Matt Bellingham of chartered accountancy firm Bellingham Wallace Ltd agrees.
“Right now, we find ourselves in the middle of unprecedented times, but the advice is still the same. It doesn’t matter what industry you’re in or how big your business is, there are some fundamentals that you simply must get right in order to come out the other side of the challenges of the current environment” he says.
“Cash is still king. We find cash flow in business seems to be one of the top things that people struggle with in the best of times, let alone in times of great uncertainty. Cashflow is the lifeblood of any business so priority number one is sitting down with an advisor or your internal accountant and plotting a cashflow forecast to create a roadmap for the months ahead.”
Matt recommends using a multi-scenario approach – always run multiple plans including an extremely conservative scenario rather than just an optimistic viewpoint.

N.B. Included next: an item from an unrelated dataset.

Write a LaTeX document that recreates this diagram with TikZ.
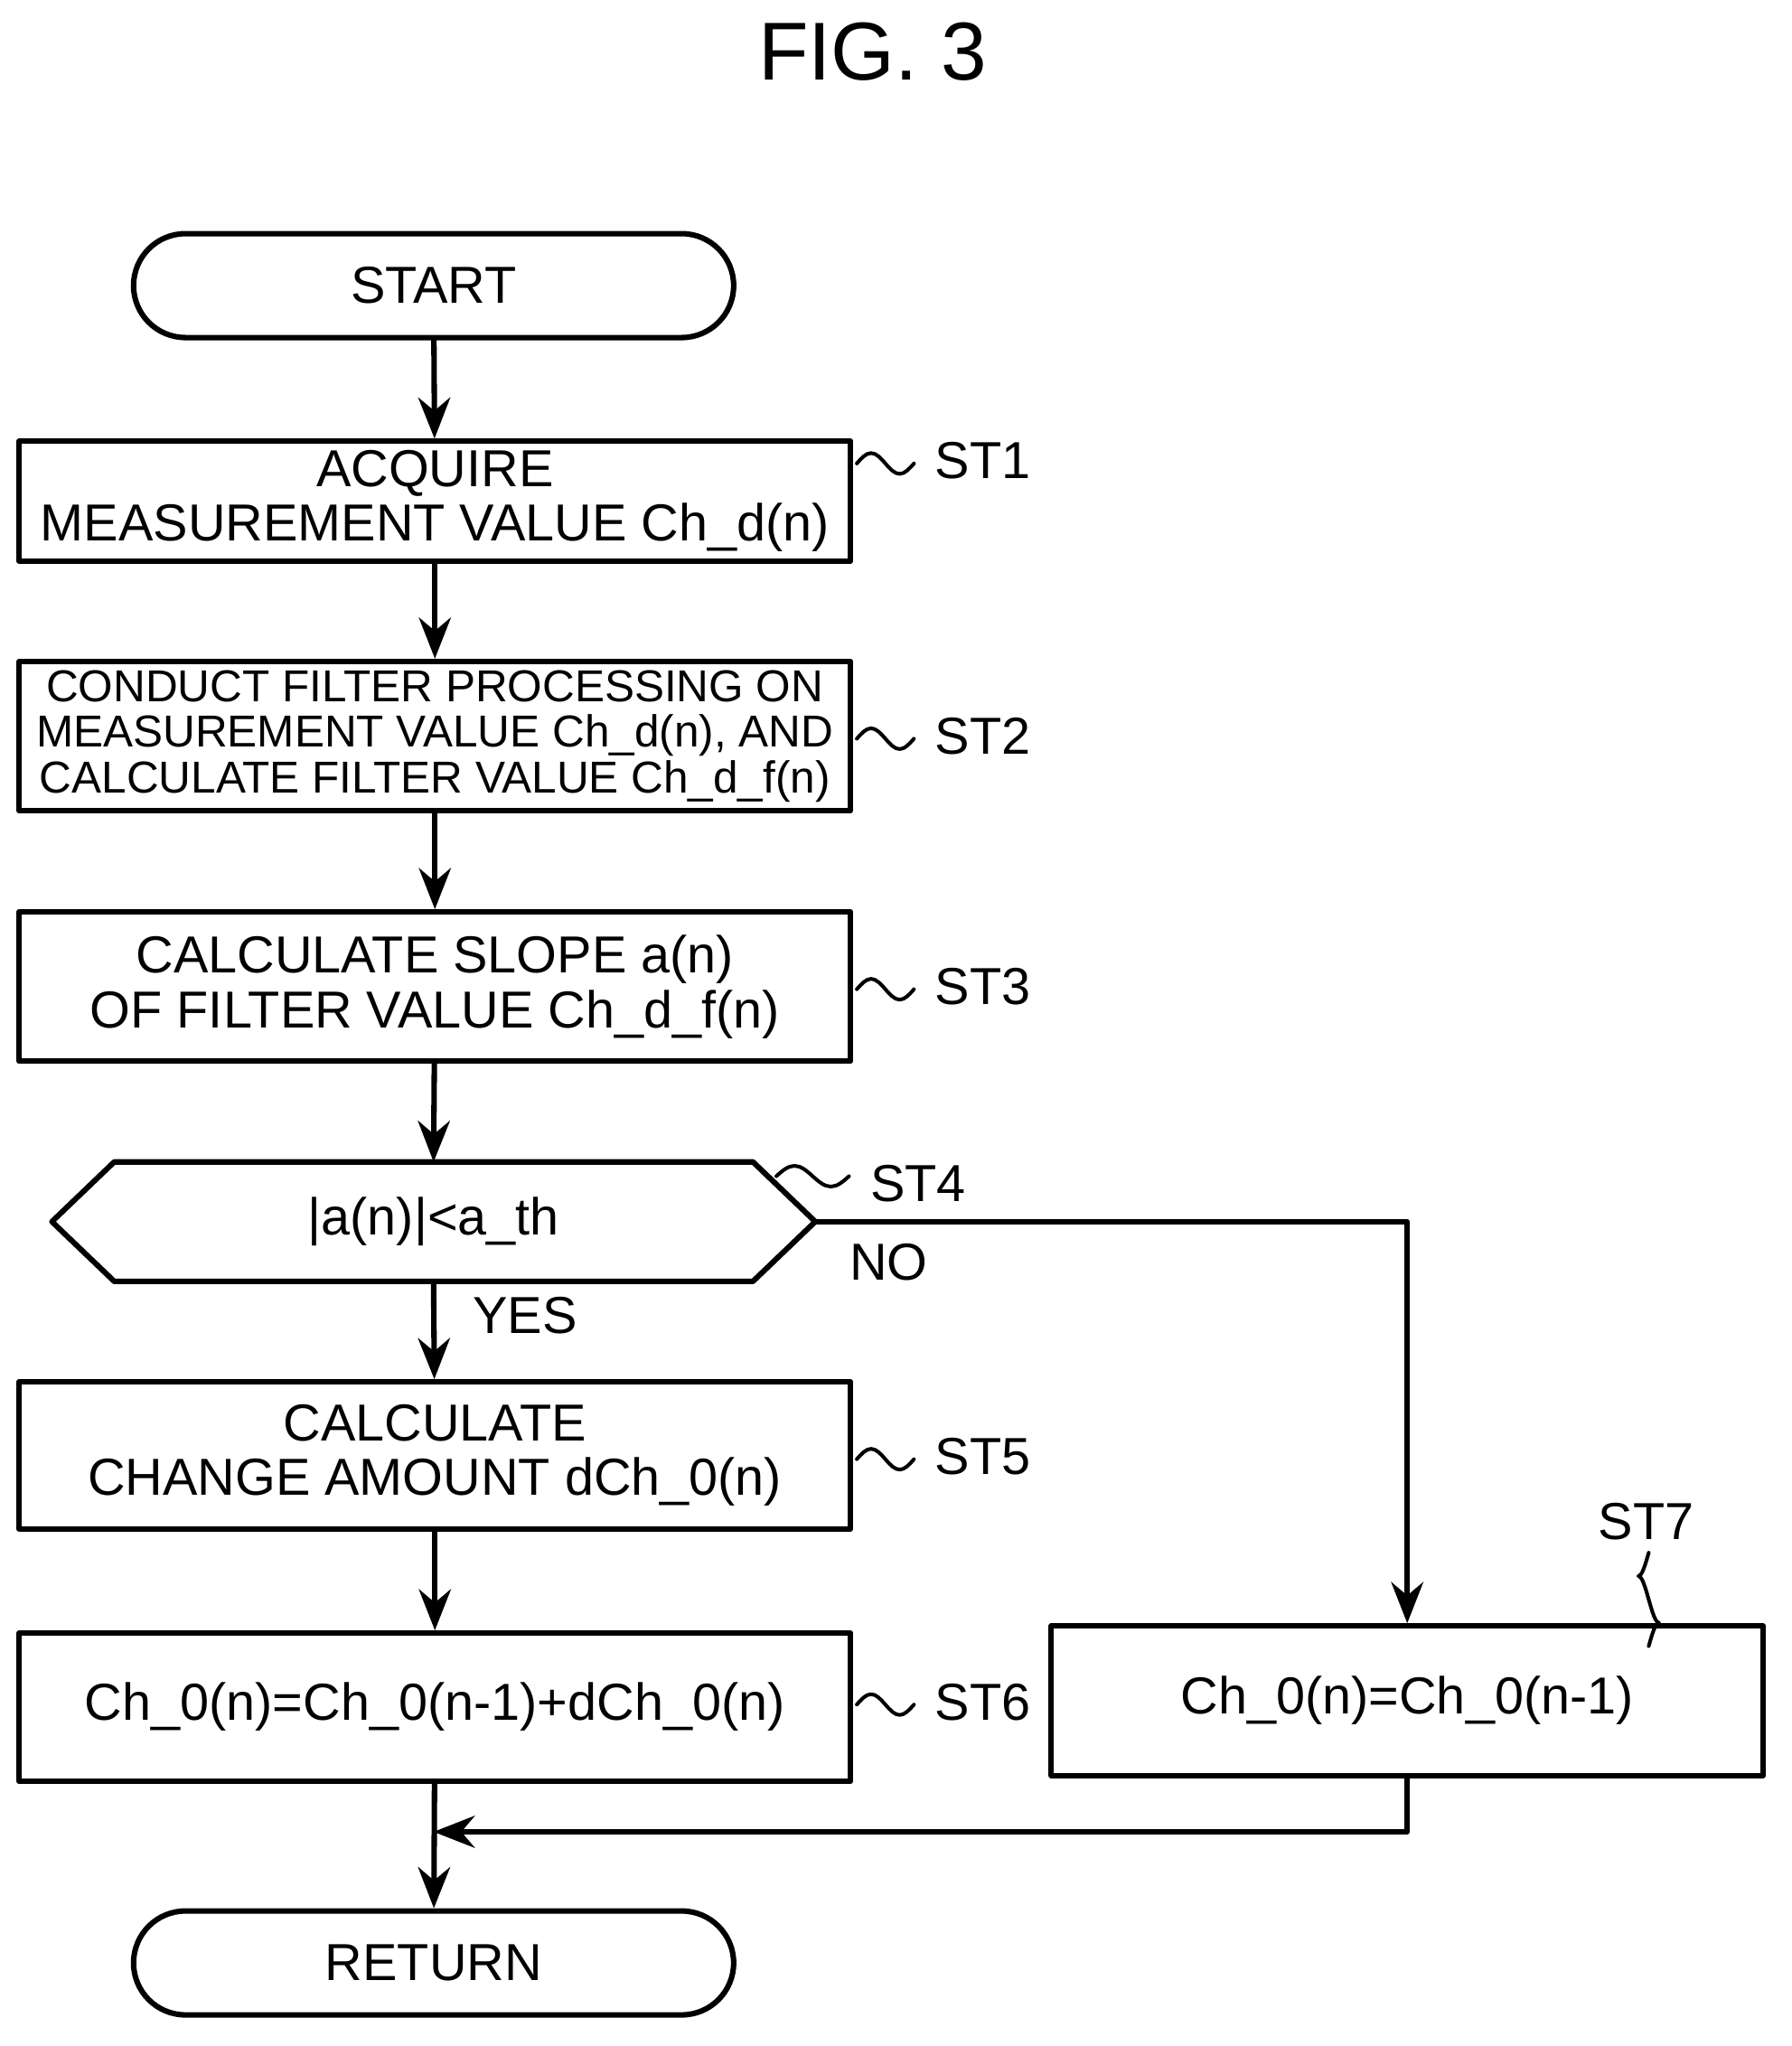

Company owners should understand their cash burn and their ability to survive a number of months with no revenue.
“And remember your business relationships. Those that have been through a downturn before will understand that it’s crucial to build your balance sheet at all times and also to maintain your relationships,” Matt continues.
“What employees, suppliers or contractors are crucial to your operation when things improve? Make sure you are fair to them as you will need them soon enough to ensure long term success
“Engage with your bank early on and work with them to provide the funds that the business needs. Remember to continue to keep your banking relationships strong and embrace them as part of your team. In my experience, you’re much more likely to receive a positive outcome from lending requests when the bank is aware of the business plans and part of the journey.
“Also remember that more businesses fail in a rising market than in a recession. This comes back to the cash cycle, rapid growth and not having a strong enough balance sheet to fund the growth when things are on the improve. Understand your working capital cycle and ensure the necessary funding is in place. Be selective with the opportunities and take on only those that the business can handle,” he concludes.
From forecasting, to goal setting, to invoicing and embracing reporting technology, there are plenty of tasks any business owner must engage with beyond the actual core focus of the business. Thankfully, there is also plenty of good financial advice available.
Seeking advice from a Chartered Accountants Australia New Zealand (CAA NZ) member accountant gives business owners access to both a knowledgeable advisor and fresh eyes on your business performance and goals. They can help you budget for the present, plan for the future and meet your financial obligations, without getting bogged down in the details.